We have had ours for 5 years now - and it is just fine...no issues whatever - so long as taxes and insurance are paid in a timely manner. Too bad the money didn't last longer in the credit line but I can sleep nights, when I sleep, knowing I have a home.

This is a very interesting series and reflects how I feel as a HECM full time originator. The questions the underwriter asks and the documentation they require seem unreasonable but I can assure you that there is a reason for them. HUD requires that the lender PROVE certain things, some UW are just better at it than others. If the bank does not prove their point with documentation, HUD will not insure the loan which leaves the bank holding a loan they can't sell or service. It can be very bad for the bank. Bad for the bank = No loan for you...I have personally fought almost every kind of condition that seems too "off base" with some success. The letter of explanation is required by HUD whenever the UW recognizes a pattern that could possibly indicate impending fraud.....let me explain: There are MANY seniors (I was shocked how many)who are willing to commit fraud to put a reverse mortgage on one house while living in another. This is simply not allowed. Ronni, let me state here that nothing in your story would indicate any fraud! The UW must have been having "one of those days" Your broker should have fought this condition. Even though it is not a big percentage of borrowers, it is a big number of loans that are BAD home loans and the bank and FHA have to eat them.
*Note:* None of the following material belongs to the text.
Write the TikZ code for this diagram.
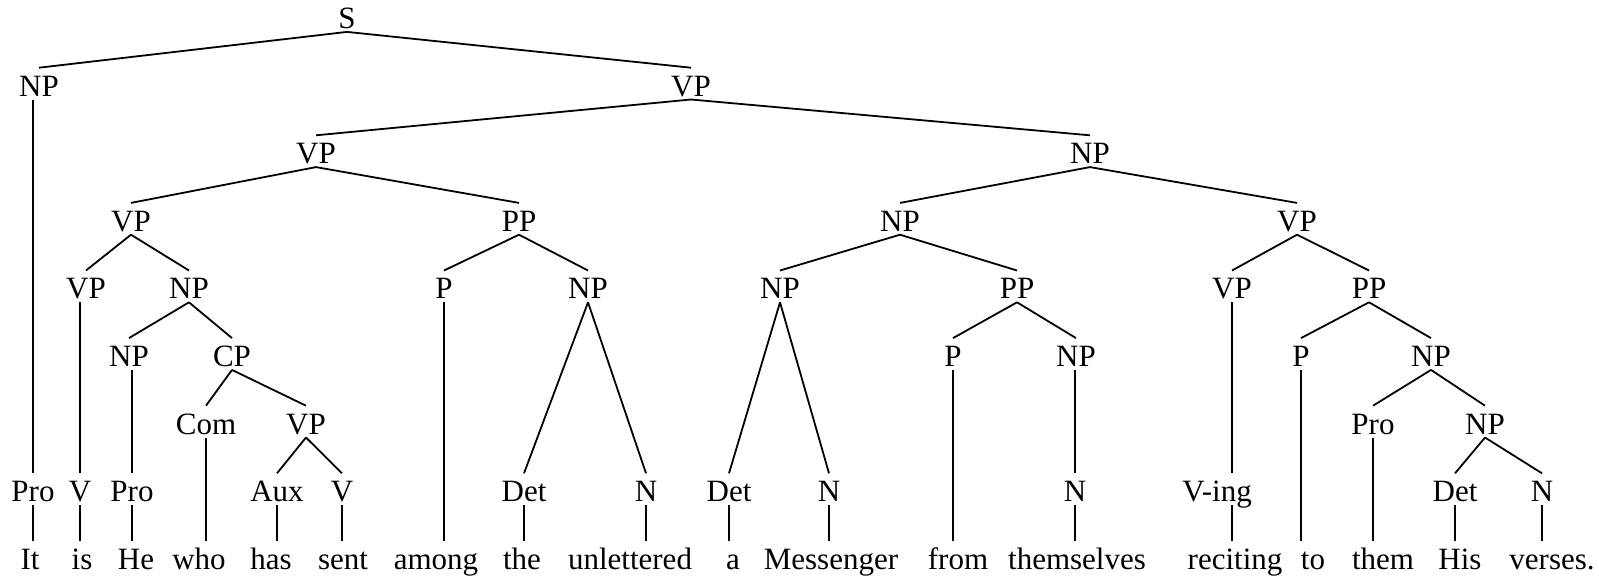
\documentclass[tikz,border=0pt]{standalone}
\usepackage{fontspec}
\setmainfont{Liberation Serif}
\begin{document}
\begin{tikzpicture}[x=0.5pt,y=-0.5pt,
  lab/.style={font=\fontsize{15.5}{18}\selectfont, inner sep=0pt, text height=14pt, text depth=1.5pt, anchor=base},
  br/.style={line width=0.9pt}]
\useasboundingbox (0,0) rectangle (1599,579);
% level 0-6
\node[lab] (s) at (347,28.5) {S};
\node[lab] (np1) at (39,96.1) {NP};
\node[lab] (vp1) at (691,96.1) {VP};
\node[lab] (vp2) at (316,163.7) {VP};
\node[lab] (np2) at (1090,163.7) {NP};
\node[lab] (vp3) at (131,231.3) {VP};
\node[lab] (pp3) at (519,231.3) {PP};
\node[lab] (np3) at (900,231.3) {NP};
\node[lab] (vp3r) at (1297,231.3) {VP};
\node[lab] (vp4) at (86,298.9) {VP};
\node[lab] (np4) at (189,298.9) {NP};
\node[lab] (p4) at (444,298.9) {P};
\node[lab] (np4b) at (588,298.9) {NP};
\node[lab] (np4c) at (780,298.9) {NP};
\node[lab] (pp4) at (1017,298.9) {PP};
\node[lab] (vp4r) at (1232,298.9) {VP};
\node[lab] (pp4r) at (1369,298.9) {PP};
\node[lab] (np5) at (129,366.5) {NP};
\node[lab] (cp5) at (232,366.5) {CP};
\node[lab] (p5) at (953,366.5) {P};
\node[lab] (np5b) at (1076,366.5) {NP};
\node[lab] (p5r) at (1301,366.5) {P};
\node[lab] (np5r) at (1431,366.5) {NP};
\node[lab] (com6) at (206,434.1) {Com};
\node[lab] (vp6) at (306,434.1) {VP};
\node[lab] (pro6) at (1373,434.1) {Pro};
\node[lab] (np6) at (1485,434.1) {NP};
% level 7
\node[lab] (pro7a) at (33,501.7) {Pro};
\node[lab] (v7a) at (80,501.7) {V};
\node[lab] (pro7b) at (132,501.7) {Pro};
\node[lab] (aux7) at (277,501.7) {Aux};
\node[lab] (v7b) at (342,501.7) {V};
\node[lab] (det7a) at (524,501.7) {Det};
\node[lab] (n7a) at (646,501.7) {N};
\node[lab] (det7b) at (729,501.7) {Det};
\node[lab] (n7b) at (829,501.7) {N};
\node[lab] (n7c) at (1075,501.7) {N};
\node[lab] (ving7) at (1217,501.7) {V-ing};
\node[lab] (det7c) at (1455,501.7) {Det};
\node[lab] (n7d) at (1542,501.7) {N};
% words
\node[lab] (w1) at (30,569.3) {It};
\node[lab] (w2) at (82,569.3) {is};
\node[lab] (w3) at (136,569.3) {He};
\node[lab] (w4) at (199,569.3) {who};
\node[lab] (w5) at (271,569.3) {has};
\node[lab] (w6) at (343,569.3) {sent};
\node[lab] (w7) at (436,569.3) {among};
\node[lab] (w8) at (522,569.3) {the};
\node[lab] (w9) at (630,569.3) {unlettered};
\node[lab] (w10) at (733,569.3) {a};
\node[lab] (w11) at (831,569.3) {Messenger};
\node[lab] (w12) at (958,569.3) {from};
\node[lab] (w13) at (1077,569.3) {themselves};
\node[lab] (w14) at (1235,569.3) {reciting};
\node[lab] (w15) at (1313,569.3) {to};
\node[lab] (w16) at (1383,569.3) {them};
\node[lab] (w17) at (1460,569.3) {His};
\node[lab] (w18) at (1552,569.3) {verses.};
% branching edges
\foreach \a/\b in {s/np1, s/vp1, vp1/vp2, vp1/np2, vp2/vp3, vp2/pp3, np2/np3, np2/vp3r,
  vp3/vp4, vp3/np4, pp3/p4, pp3/np4b, np3/np4c, np3/pp4, vp3r/vp4r, vp3r/pp4r,
  np4/np5, np4/cp5, np4b/det7a, np4b/n7a, np4c/det7b, np4c/n7b, pp4/p5, pp4/np5b,
  pp4r/p5r, pp4r/np5r, cp5/com6, cp5/vp6, np5r/pro6, np5r/np6, vp6/aux7, vp6/v7b,
  np6/det7c, np6/n7d}
  \draw[br] (\a.south) -- (\b.north);
% unary edges (vertical, at child x)
\foreach \a/\b in {np1/pro7a, vp4/v7a, np5/pro7b, np5b/n7c}
  \draw[br] (\b.north |- \a.south) -- (\b.north);
\draw[br] (vp4r.south) -- (vp4r.south |- ving7.north);
% preterminal to word
\foreach \a/\b in {pro7a/w1, v7a/w2, pro7b/w3, com6/w4, aux7/w5, v7b/w6, p4/w7, det7a/w8,
  n7a/w9, det7b/w10, n7b/w11, p5/w12, n7c/w13, p5r/w15, pro6/w16, det7c/w17, n7d/w18}
  \draw[br] (\a.south) -- (\a.south |- \b.north);
\draw[br] (vp4r.south |- ving7.south) -- (vp4r.south |- w14.north);
\end{tikzpicture}
\end{document}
All parties are very hyper-sensitive about dotting the I's and crossing the T's. Hang in there Ronni as soon as the loan funds and you are done with the underwriter, your life will be much, much smoother for YEARS to come. I love this loan and the good it can do...even for all the warts it may have, it is truly the best loan for borrowers 62 and older! Let me know if you have any questions on any aspect of this loan. It is the ONLY loan I do and have been doing it for the past 4 years exclusively! If you work directly with the bank making the loan and not a broker, there is more leeway in waiving conditions...just FYI.

Suki, please remember when considering your reverse mortgage that there is no income requirement at all. This means that any level of income will be approved. The same goes for credit requirements...there are none (except that you are not CURRENTLY in bankruptcy - previous BK is OK) No FICO score or bad FICO score are all OK.

It is not clear to me why in August 2008 I was working with a bank that was bought by another bank in July 2008? Then over a year latter the contract was transfered to the new bank that is most difficult. I cannot find out who my servicer is. I have questions and would like to know if I can do something about the huge amount I spent on Mortgage Insurance now that the requirement has changed. Would like to investigate fixed rate rather then ARM. No one to call in my State because the new Bank has no one at any branch that deals with HECM. When I ask for help, they simply say I must make a call. When I call, I find that there is really no help and so it goes. I have to go back to a mortgage counselor or to one of the organizations set up to help people in my state with their mortgages. I am stupid because I do not understand why the HECM has two liens from the same bank. I worry more with this loan then with my original mortgage and of course, now that I have fixed the house, there is no market to sell.